Recently purchased by NTT Data of Japan, an $8 billion systems integrator, to help it expand it’s North American footprint, the Revere Group has been meeting the IT needs of large and mid-sized firms since the early 1990s.
CIO Update sat down with Michael Parks, the CEO of this diversified IT consultancy and software development firm, to talk about some of the major trends he sees in IT today and where things are headed.
CIO Update: Where is IT going today?
Parks: “Without a doubt there a few macro trends that are alive and well. One trend that is going on is clients are looking a lot more at ‘How do I better align my business with technology?’
There has been a ton of IT expenditures in the last 10 years and when (companies) look at they kind of scratch their heads and say, ‘You know, we have this $10 million dollar ERP implementation and we didn’t get our bang for the buck.’ So clients now are looking to maximize that investment.
“The last five years you know what CEOs say? ‘I want more for less, I want more for less’.”
But this has been the mantra for 30 years hasn’t it?
“I don’t think so. In the late ’90s what you saw really was a massive rush to technology for technology’s sake. You had the whole dot-com craze that was pushing companies into silly decisions. There wasn’t a business case that clients asked us to build back then. They would just say, ‘Hey, we need an ecommerce site, put it up quickly.’
And you start just automating bad processes. And what they should have been doing was looking at how they do business; looking at it from the standpoint of: ‘This is how we do business now, this is how we should do it in the future.’ They really didn’t do that. They just started implementing technology.
Well, that never works. A technology-driven project; that’s exactly what it is. You need business people driving it, business people taking ownership, and business people being hands-on involved with the engagement or you just won’t be successful.”
Is the job of IT/business alignment any easier these days?
“The technology piece is a much, much smaller component today than it was pre-2000 in everything. And with the standards and the sharing of more common platforms and stuff, companies are taking a look and saying, ‘I’m thinking about standardizing on a platform as opposed to finding the best CRM package or the best back-office package or the best supply chain management solution.

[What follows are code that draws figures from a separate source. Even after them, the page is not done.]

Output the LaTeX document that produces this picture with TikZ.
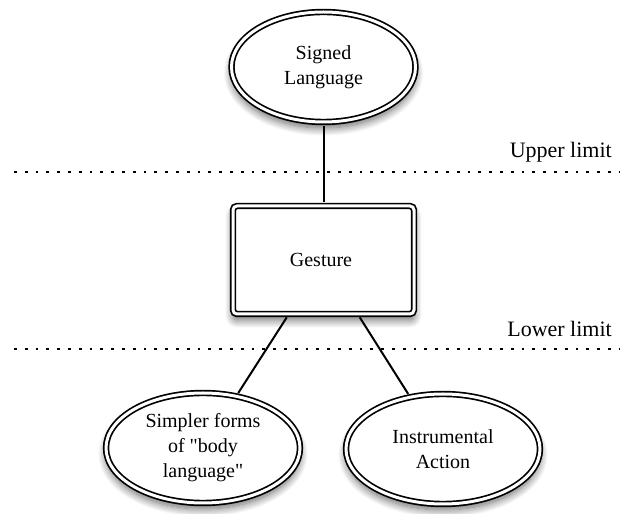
\documentclass[tikz,border=0pt]{standalone}
\usepackage{fontspec}
\setmainfont{Liberation Serif}
\usetikzlibrary{positioning}
\usetikzlibrary{shapes}
\usetikzlibrary{shadows.blur}
\tikzset{>=latex}
\tikzstyle{mynode}=[align=center, draw=black, line width=1.7pt, double=white, double distance=3pt, fill=white, inner sep=0pt, font=\fontsize{20}{25}\selectfont, blur shadow={shadow xshift=0pt, shadow yshift=-6pt, shadow blur radius=8pt, shadow blur steps=14, shadow opacity=60}]
\tikzstyle{lang}=[mynode, ellipse, minimum width=184pt, minimum height=110pt]
\tikzstyle{gest}=[mynode, rectangle, rounded corners=4pt, minimum width=181pt, minimum height=108pt]
\tikzstyle{limit}=[dash pattern=on 2.7pt off 8.1pt, line width=2pt]
\tikzstyle{limitlabel}=[font=\fontsize{22}{26}\selectfont, anchor=base east, inner sep=0pt]
\tikzstyle{connect}=[line width=2pt, shorten <=3pt, shorten >=3pt]

\begin{document}
\begin{tikzpicture}[
    x=1pt, y=1pt,
    on grid]
\useasboundingbox (0,0) rectangle (622,514);

\node[gest] (gesture) at (323.5,254) { Gesture };
\node[lang] (signed) [above=193pt of gesture] { Signed\\Language };
\node[lang, minimum width=194pt] (simpler) [below left=188pt and 120.5pt of gesture] { Simpler forms\\of \textquotedbl body\\language\textquotedbl };
\node[lang, minimum width=194pt] (instr) [below right=189pt and 119.5pt of gesture] { Instrumental\\Action };

% limits
\coordinate (upper west) at (14,342);
\coordinate (upper east) at (620,342);
\coordinate (lower west) at (14,165);
\coordinate (lower east) at (620,165);
\draw[limit] (upper west) -- (upper east);
\draw[limit] (lower west) -- (lower east);
\node[limitlabel] (upper) at (612,356) { Upper limit };
\node[limitlabel] (lower) at (612,177) { Lower limit };

\begin{scope}[connect]
    \draw (signed) -- (gesture);
    \draw (gesture) -- (simpler);
    \draw (gesture) -- (instr);
\end{scope}

\end{tikzpicture}
\end{document}
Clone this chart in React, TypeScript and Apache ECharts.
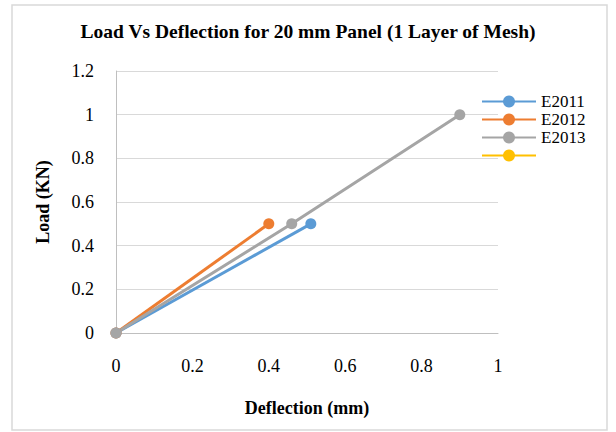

In my opinion, there’s only going to be three major platforms that survive and that’s Microsoft, SAP and it’s Oracle. So you have the open source movement vs. the .NET movement and … unless there’s some strategic reason not to, I’m going to look to standardizing on one of those platforms.”
What other trends do you see affecting IT today?
“The other thing where IT is going is it is clearly getting more and more to an outsourced mode. Whether it’s total IT outsourcing to where it’s going to become more of a utility or whether its going to be just outsourcing certain aspects of the IT environment.”
This kind of speaks to the Nicholas Carr argument doesn’t it? That IT doesn’t matter.
“That message has been oversimplified. The Nicholas Carr message. Some of those people have, and there’s been other articles similar, I think they’ve oversimplified it. It’s not as simple as the electric power generator analogy.”
“I would say if you talk about CRM, which is your front office facing application; the way that service your customer, the way that you market to them, the way that you sell to them, everyone does that differently. And there’s certain pieces that I feel are definitely mission-critical, that you should keep internally and keep them close to the vest and strategic and confidential.
What I’m saying is sales, marketing and customer service is a process you have to look at hard and say, ‘Okay, what can I afford to generically outsource?’ And, ‘Can I keep the kind of service levels I need and still serve and sell and market to my customer?’ If I can, then I would outsource it.”
What parts of IT do you see being outsourced more than others?
“There’s clearly some of the redundant maintenance, support, testing type functions, helpdesk, that you can outsource and it’s not strategic. Generally speaking, infrastructure, telecom, the back office; unless there’s some reason for security purposes that are really driving your business, I’d think hard about outsourcing it.”
At what point do you stop? At the application layer?
“I guess the question would be what would concern you about outsourcing you ERP? So you lock them down legally, you lock them with SLAs. I would look at something like that and say, ‘If I can keep the lights on my ERP system, and improve my service levels and cut my costs by 25%, it’s a done deal.'”
What can IT today learn manufacturing when it comes to outsourcing?
“It’s exactly the same concept and I think the lesson learned is specialization works.”
But don’t you become too dependant on this specialized, streamlined network? What happens to your operations if one aspect of this network goes down?
“They have to have a business continuity plan in place. That’s another component of outsourcing IT; a major consideration in the post-9/11 era, and post-Katrina, whatever. You better have a disaster recovery and BCP in place and you better test it and make sure it works. And the time to be testing it to make sure it works is not right after a disaster.”
How do you think about IT more strategically today?
“In IT it’s all about the business problem you are trying to solve and you look at it from the standpoint of ‘How can I make this business process better and more efficient.’ We’re all in the business of process improvement every single day in what we do.”